Creating Data Archives¶
Archives are the basic unit of a DataFS filesystem. They are essentially files, metadata, history, versions, and dependencies wrapped into a single object.
You can create archives from within python or using the command line interface.
View the source for the code samples on this page in Python API: Creating Archives.
Naming Archives¶
Archives can be named anything, as long as the data service you use can handle the name. If create an archive with a name illegal for the corresponding data service, you will receive an error on write (rather than on archive creation). Since this is an error specific to the storate service, we do not catch this error on creation.

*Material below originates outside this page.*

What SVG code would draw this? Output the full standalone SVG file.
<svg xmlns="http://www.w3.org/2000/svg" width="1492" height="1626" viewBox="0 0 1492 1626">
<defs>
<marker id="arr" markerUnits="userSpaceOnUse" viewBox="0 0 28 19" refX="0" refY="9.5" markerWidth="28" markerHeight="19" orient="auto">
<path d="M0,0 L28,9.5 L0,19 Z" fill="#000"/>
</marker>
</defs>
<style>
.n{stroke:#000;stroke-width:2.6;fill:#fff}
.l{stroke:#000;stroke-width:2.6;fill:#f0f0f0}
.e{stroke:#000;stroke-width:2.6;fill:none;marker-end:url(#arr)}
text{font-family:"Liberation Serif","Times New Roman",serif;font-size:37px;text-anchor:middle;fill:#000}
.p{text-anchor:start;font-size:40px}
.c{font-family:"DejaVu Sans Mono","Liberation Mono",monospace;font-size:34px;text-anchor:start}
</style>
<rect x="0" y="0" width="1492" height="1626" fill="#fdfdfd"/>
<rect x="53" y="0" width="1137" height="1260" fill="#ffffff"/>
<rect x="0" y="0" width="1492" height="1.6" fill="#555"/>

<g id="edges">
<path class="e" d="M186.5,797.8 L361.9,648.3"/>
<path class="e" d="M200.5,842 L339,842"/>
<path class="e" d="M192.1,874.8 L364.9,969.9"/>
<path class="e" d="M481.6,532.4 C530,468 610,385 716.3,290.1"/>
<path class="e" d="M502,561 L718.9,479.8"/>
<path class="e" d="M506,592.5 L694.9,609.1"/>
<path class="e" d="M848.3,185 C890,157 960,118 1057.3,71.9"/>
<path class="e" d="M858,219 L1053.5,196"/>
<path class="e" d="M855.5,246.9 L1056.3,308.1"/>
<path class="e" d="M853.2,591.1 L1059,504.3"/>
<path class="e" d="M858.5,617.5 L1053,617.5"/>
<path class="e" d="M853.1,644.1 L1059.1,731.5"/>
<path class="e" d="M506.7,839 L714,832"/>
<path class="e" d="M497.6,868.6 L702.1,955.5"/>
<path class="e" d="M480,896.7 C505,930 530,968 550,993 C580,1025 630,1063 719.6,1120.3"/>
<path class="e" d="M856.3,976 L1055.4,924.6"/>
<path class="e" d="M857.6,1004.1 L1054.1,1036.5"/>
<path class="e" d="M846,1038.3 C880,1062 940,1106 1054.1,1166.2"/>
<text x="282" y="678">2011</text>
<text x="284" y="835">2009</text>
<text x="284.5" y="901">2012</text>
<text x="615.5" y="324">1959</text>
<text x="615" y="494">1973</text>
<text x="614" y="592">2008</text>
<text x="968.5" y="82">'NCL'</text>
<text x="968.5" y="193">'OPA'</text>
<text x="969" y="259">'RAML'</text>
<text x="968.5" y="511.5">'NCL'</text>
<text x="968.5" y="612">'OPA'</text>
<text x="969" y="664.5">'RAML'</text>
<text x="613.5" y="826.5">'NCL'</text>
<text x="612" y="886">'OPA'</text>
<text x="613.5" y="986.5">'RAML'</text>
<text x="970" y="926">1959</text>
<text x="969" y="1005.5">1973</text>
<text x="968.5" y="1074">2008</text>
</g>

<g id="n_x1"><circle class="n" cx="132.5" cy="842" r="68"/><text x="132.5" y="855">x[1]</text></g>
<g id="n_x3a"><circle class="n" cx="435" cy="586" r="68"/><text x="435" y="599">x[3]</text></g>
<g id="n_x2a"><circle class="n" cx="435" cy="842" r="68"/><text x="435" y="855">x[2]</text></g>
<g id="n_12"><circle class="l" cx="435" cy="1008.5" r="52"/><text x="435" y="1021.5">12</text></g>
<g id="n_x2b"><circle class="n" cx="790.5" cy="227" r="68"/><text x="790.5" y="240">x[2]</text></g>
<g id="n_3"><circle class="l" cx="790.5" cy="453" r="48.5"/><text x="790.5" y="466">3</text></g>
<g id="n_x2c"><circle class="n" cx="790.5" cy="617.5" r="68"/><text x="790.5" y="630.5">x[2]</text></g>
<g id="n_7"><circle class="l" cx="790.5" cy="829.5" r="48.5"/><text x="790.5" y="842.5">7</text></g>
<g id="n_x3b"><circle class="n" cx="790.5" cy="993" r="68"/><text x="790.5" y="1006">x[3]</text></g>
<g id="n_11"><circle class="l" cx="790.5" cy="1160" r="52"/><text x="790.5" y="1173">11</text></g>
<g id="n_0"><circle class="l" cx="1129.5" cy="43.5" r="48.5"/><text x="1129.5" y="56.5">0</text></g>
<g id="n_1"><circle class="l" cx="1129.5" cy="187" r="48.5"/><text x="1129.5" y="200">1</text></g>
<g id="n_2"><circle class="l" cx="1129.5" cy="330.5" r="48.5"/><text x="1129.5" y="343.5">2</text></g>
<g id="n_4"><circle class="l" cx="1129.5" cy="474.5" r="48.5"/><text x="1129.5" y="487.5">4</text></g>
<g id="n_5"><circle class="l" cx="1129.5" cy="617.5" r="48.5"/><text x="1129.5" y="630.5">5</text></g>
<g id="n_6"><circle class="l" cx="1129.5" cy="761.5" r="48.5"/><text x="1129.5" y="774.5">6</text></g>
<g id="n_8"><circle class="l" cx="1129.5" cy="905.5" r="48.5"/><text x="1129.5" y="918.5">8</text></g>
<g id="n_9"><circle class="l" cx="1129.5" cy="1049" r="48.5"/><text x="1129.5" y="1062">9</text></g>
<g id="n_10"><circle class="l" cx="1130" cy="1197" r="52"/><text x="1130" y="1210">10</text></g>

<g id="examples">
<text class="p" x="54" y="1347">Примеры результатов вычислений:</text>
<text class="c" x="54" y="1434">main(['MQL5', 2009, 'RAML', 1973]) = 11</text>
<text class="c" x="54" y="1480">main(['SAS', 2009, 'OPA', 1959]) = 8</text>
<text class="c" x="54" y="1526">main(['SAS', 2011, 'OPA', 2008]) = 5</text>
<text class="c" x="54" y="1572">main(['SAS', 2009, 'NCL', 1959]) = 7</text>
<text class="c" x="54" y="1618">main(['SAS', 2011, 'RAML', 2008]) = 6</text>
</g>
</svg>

Create an archive using the datafs.DataAPI.create()
command.
>>> archive = api.create('my_archive_name')
Specifying an Authority¶
If you have more than one authority, you will need to specify an authority on archive creation:
>>> archive = api.create('my_archive_name')
Traceback (most recent call last):
...
ValueError: Authority ambiguous. Set authority or DefaultAuthorityName.

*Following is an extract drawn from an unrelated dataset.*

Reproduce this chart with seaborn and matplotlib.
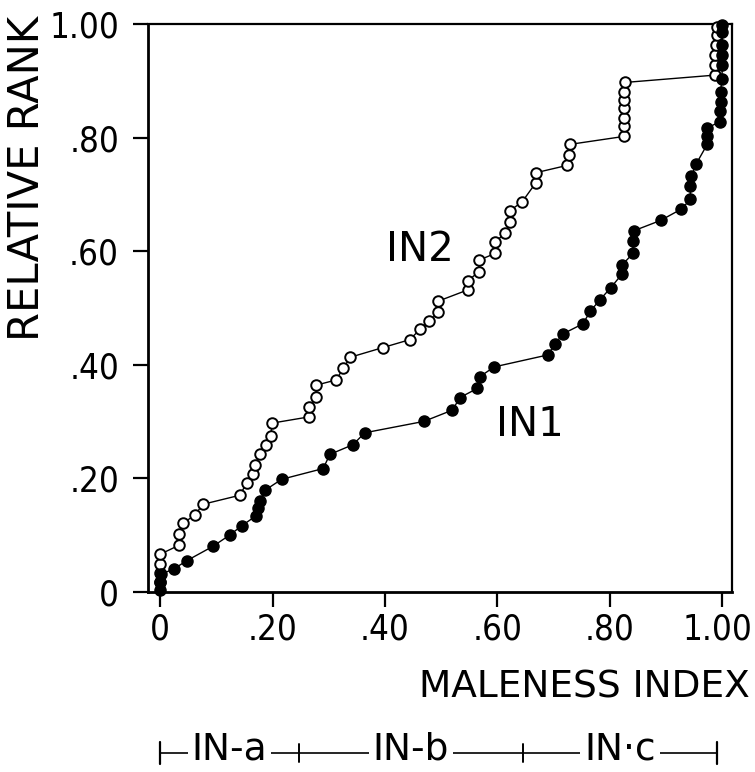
"""
Relative rank vs maleness index for the IN1 / IN2 samples.
Writes out.png
"""

import matplotlib
matplotlib.use("Agg")
import matplotlib.pyplot as plt
import matplotlib.transforms as mtransforms
from matplotlib import font_manager
import seaborn as sns
import pandas as pd

# =============================
# DATA
# =============================

in1_x = [0.0, 0.0, 0.002, 0.024, 0.048, 0.094, 0.124, 0.145, 0.171, 0.175,
         0.177, 0.187, 0.216, 0.290, 0.302, 0.343, 0.364, 0.469, 0.520, 0.533,
         0.564, 0.569, 0.594, 0.689, 0.703, 0.716, 0.752, 0.765, 0.782, 0.801,
         0.821, 0.822, 0.841, 0.841, 0.843, 0.890, 0.927, 0.943, 0.943, 0.945,
         0.953, 0.973, 0.973, 0.973, 0.996, 0.996, 0.997, 0.997, 0.999, 1.0,
         1.0, 1.0, 1.0, 1.0]
in1_y = [0.003, 0.017, 0.031, 0.040, 0.055, 0.080, 0.100, 0.116, 0.134, 0.148,
         0.160, 0.179, 0.198, 0.217, 0.242, 0.259, 0.280, 0.300, 0.320, 0.342,
         0.358, 0.379, 0.396, 0.417, 0.437, 0.454, 0.472, 0.494, 0.514, 0.535,
         0.559, 0.576, 0.596, 0.617, 0.636, 0.654, 0.674, 0.691, 0.715, 0.732,
         0.753, 0.788, 0.802, 0.817, 0.828, 0.846, 0.863, 0.881, 0.904, 0.928,
         0.945, 0.963, 0.986, 0.998]

in2_x = [0.0, 0.0, 0.0, 0.0, 0.034, 0.034, 0.041, 0.062, 0.076, 0.142,
         0.154, 0.166, 0.168, 0.178, 0.188, 0.197, 0.199, 0.265, 0.265, 0.277,
         0.278, 0.313, 0.326, 0.338, 0.396, 0.444, 0.463, 0.479, 0.495, 0.495,
         0.548, 0.548, 0.567, 0.567, 0.596, 0.596, 0.614, 0.622, 0.622, 0.644,
         0.668, 0.668, 0.724, 0.728, 0.729, 0.825, 0.825, 0.825, 0.825, 0.825,
         0.825, 0.826, 0.987, 0.987, 0.987, 0.989, 0.990, 0.991]
in2_y = [0.017, 0.033, 0.048, 0.066, 0.082, 0.102, 0.121, 0.135, 0.154, 0.170,
         0.192, 0.208, 0.223, 0.242, 0.258, 0.275, 0.297, 0.308, 0.326, 0.343,
         0.364, 0.373, 0.394, 0.413, 0.430, 0.444, 0.463, 0.476, 0.493, 0.512,
         0.532, 0.548, 0.564, 0.584, 0.596, 0.616, 0.632, 0.651, 0.671, 0.687,
         0.720, 0.738, 0.751, 0.769, 0.788, 0.802, 0.820, 0.835, 0.852, 0.866,
         0.881, 0.897, 0.910, 0.928, 0.945, 0.963, 0.980, 0.995]

tick_values = [0.0, 0.2, 0.4, 0.6, 0.8, 1.0]
tick_labels = ["0", ".20", ".40", ".60", ".80", "1.00"]

group_names = ["IN-a", "IN-b", "IN·c"]
group_edges = [0.0, 0.247, 0.645, 0.99]

# =============================
# STYLE
# =============================

sns.set_style("ticks")
plt.rcParams["font.family"] = ["DejaVu Sans"]
for key in ["text.color", "axes.labelcolor", "xtick.color", "ytick.color",
            "axes.edgecolor"]:
    plt.rcParams[key] = "black"

# a narrow face for the tick numbers if one is around
narrow = [f.name for f in font_manager.fontManager.ttflist
          if f.stretch in ("condensed", "semi-condensed")
          and f.style == "normal" and f.weight in (400, "normal", "regular")]
if narrow:
    TICK_KW = dict(fontfamily=narrow[0], fontstretch="condensed", fontsize=25)
else:
    TICK_KW = dict(fontfamily="DejaVu Sans", fontsize=22)

df1 = pd.DataFrame({"x": in1_x, "y": in1_y})
df2 = pd.DataFrame({"x": in2_x, "y": in2_y})

fig = plt.figure(figsize=(7.55, 7.72), dpi=100)
ax = fig.add_axes([0.1964, 0.2335, 0.9695 - 0.1964, 0.9689 - 0.2335])

# open circles first, filled ones drawn on top
sns.lineplot(data=df2, x="x", y="y", ax=ax, estimator=None, sort=False,
             color="black", lw=1.0, marker="o", ms=7.6,
             markerfacecolor="white", markeredgecolor="black",
             markeredgewidth=1.4, clip_on=False, zorder=3)
sns.lineplot(data=df1, x="x", y="y", ax=ax, estimator=None, sort=False,
             color="black", lw=1.0, marker="o", ms=8.0,
             markerfacecolor="black", markeredgecolor="black",
             markeredgewidth=1.0, clip_on=False, zorder=4)

ax.set_xlim(-0.021, 1.017)
ax.set_ylim(0, 1.0)
ax.set_xticks(tick_values)
ax.set_yticks(tick_values)
ax.set_xticklabels(tick_labels, **TICK_KW)
ax.set_yticklabels(tick_labels, **TICK_KW)
ax.tick_params(axis="both", direction="out", length=11, width=1.6, color="black")
ax.tick_params(axis="x", pad=4)
ax.tick_params(axis="y", pad=10)
ax.set_xlabel("")
ax.set_ylabel("")

# keep the last x label inside the picture
last = ax.get_xticklabels()[-1]
last.set_transform(last.get_transform()
                   + mtransforms.ScaledTranslation(-5 / 100, 0, fig.dpi_scale_trans))

for side in ["left", "bottom"]:
    ax.spines[side].set_linewidth(2.0)
for side in ["top", "right"]:
    ax.spines[side].set_visible(True)
    ax.spines[side].set_linewidth(1.6)

# series labels
ax.text(0.462, 0.602, "IN2", fontsize=29, ha="center", va="center")
ax.text(0.658, 0.294, "IN1", fontsize=29, ha="center", va="center")

# axis titles
fig.text(27 / 755, 1 - 178 / 772, "RELATIVE RANK", rotation=90, fontsize=30,
         ha="center", va="center")
fig.text(750 / 755, 1 - 688 / 772, "MALENESS INDEX", fontsize=27,
         ha="right", va="center")

# =============================
# GROUP BAR UNDER THE AXIS
# =============================

trans = mtransforms.blended_transform_factory(ax.transData, fig.transFigure)
bar_y = 1 - 753 / 772
half = 11 / 772
ax.plot([group_edges[0], group_edges[-1]], [bar_y, bar_y], color="black",
        lw=1.2, transform=trans, clip_on=False)
for e in [group_edges[0], group_edges[-1]]:
    ax.plot([e, e], [bar_y - half, bar_y + half], color="black", lw=1.6,
            transform=trans, clip_on=False)
for e in group_edges[1:-1]:
    ax.plot([e, e], [bar_y - half * 0.8, bar_y + half * 0.8], color="black",
            lw=1.4, transform=trans, clip_on=False)
for name, lo, hi in zip(group_names, group_edges[:-1], group_edges[1:]):
    ax.text((lo + hi) / 2, 1 - 749 / 772, name, fontsize=27, ha="center",
            va="center", transform=trans, clip_on=False,
            bbox=dict(facecolor="white", edgecolor="none", pad=3))

fig.savefig("out.png", dpi=100)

This can be done using the authority_name
argument:
>>> archive = api.create(
... 'my_archive_name',
... authority_name='my_authority')
...
Alternatively, you can set the DefaultAuthorityName
attribute:
>>> api.DefaultAuthorityName = 'my_authority'
>>> archive = api.create('my_archive_name')
Adding Metadata¶
Arbitrary metadata can be added using the metadata
dictionary argument:
>>> archive = api.create(
... 'my_archive_name',
... metadata={
... 'description': 'my test archive',
... 'source': 'Burke et al (2015)',
... 'doi': '10.1038/nature15725'})
...
Required Metadata¶
Administrators can set up metadata requirements using the manager’s Administrative Tools tools. If these required fields are not provided, an error will be raised on archive creation.

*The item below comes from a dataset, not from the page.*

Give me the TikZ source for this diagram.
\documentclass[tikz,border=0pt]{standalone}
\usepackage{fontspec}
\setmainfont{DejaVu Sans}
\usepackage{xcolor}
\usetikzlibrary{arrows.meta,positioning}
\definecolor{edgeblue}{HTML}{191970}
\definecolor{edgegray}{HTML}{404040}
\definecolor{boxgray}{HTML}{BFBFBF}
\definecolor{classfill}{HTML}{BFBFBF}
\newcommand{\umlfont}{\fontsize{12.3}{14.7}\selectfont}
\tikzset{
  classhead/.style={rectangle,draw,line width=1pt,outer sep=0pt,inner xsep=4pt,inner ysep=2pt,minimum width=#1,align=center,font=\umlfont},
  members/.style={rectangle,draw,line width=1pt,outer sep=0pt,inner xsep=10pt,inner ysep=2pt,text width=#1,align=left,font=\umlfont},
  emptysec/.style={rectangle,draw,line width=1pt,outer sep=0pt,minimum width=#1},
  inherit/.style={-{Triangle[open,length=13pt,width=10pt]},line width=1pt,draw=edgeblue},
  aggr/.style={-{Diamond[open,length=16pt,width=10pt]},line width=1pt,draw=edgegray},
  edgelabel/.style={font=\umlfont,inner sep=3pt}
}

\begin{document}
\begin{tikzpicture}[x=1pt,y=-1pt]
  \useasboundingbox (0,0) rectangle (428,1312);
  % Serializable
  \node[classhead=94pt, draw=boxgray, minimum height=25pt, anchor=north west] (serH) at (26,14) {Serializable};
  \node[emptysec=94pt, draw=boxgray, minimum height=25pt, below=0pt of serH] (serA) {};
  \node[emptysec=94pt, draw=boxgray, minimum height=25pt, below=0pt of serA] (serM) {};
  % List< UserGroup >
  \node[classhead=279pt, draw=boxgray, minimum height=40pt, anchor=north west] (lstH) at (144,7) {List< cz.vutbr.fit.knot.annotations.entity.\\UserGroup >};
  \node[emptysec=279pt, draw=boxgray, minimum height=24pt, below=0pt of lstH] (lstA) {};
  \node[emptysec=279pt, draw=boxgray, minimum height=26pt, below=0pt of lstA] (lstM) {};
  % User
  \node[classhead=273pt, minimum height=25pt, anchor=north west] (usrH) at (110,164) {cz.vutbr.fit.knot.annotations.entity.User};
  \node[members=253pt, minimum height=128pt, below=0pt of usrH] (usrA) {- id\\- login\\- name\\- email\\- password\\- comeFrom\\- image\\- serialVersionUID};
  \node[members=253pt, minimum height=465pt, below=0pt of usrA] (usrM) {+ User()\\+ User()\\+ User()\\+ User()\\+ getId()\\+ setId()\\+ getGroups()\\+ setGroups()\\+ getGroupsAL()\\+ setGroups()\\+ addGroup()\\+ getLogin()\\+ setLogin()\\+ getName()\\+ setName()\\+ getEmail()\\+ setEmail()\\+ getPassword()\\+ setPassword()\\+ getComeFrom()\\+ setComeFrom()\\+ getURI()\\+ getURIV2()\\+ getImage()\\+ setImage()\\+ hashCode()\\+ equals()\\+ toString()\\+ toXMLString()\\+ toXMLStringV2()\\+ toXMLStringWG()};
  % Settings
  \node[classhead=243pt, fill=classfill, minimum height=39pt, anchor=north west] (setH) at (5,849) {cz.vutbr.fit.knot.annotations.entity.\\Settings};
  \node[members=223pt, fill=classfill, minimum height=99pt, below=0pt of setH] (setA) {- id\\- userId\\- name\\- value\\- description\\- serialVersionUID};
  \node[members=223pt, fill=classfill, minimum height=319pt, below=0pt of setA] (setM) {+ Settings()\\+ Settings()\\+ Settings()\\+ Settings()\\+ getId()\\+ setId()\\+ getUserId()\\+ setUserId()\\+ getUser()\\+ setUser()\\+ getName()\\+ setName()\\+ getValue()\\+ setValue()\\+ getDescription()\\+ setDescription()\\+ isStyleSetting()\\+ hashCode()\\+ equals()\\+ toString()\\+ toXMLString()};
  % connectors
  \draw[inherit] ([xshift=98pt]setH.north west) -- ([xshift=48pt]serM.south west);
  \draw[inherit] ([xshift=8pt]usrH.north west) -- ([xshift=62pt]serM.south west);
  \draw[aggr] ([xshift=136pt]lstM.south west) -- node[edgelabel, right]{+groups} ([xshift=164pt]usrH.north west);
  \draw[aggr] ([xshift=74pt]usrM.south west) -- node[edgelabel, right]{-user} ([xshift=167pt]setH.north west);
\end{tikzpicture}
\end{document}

For example, when connected to a manager requiring the ‘description’ field:
>>> archive = api.create(
... 'my_archive_name',
... metadata = {
... 'source': 'Burke et al (2015)',
... 'doi': '10.1038/nature15725'})
...
Traceback (most recent call last):
...
AssertionError: Required value "description" not found. Use helper=True or
the --helper flag for assistance.
Trying again with a “description” field will work as expected.
Using the Helper¶
Instead of providing all fields in the create
call, you can optionally use the helper
argument. Setting helper=True
will start an interactive prompt, requesting each required item of metadata:
>>> archive = api.create(
... 'my_archive_name',
... metadata={
... 'source': 'Burke et al (2015)',
... 'doi': '10.1038/nature15725'},
... helper=True)
...
Enter a description: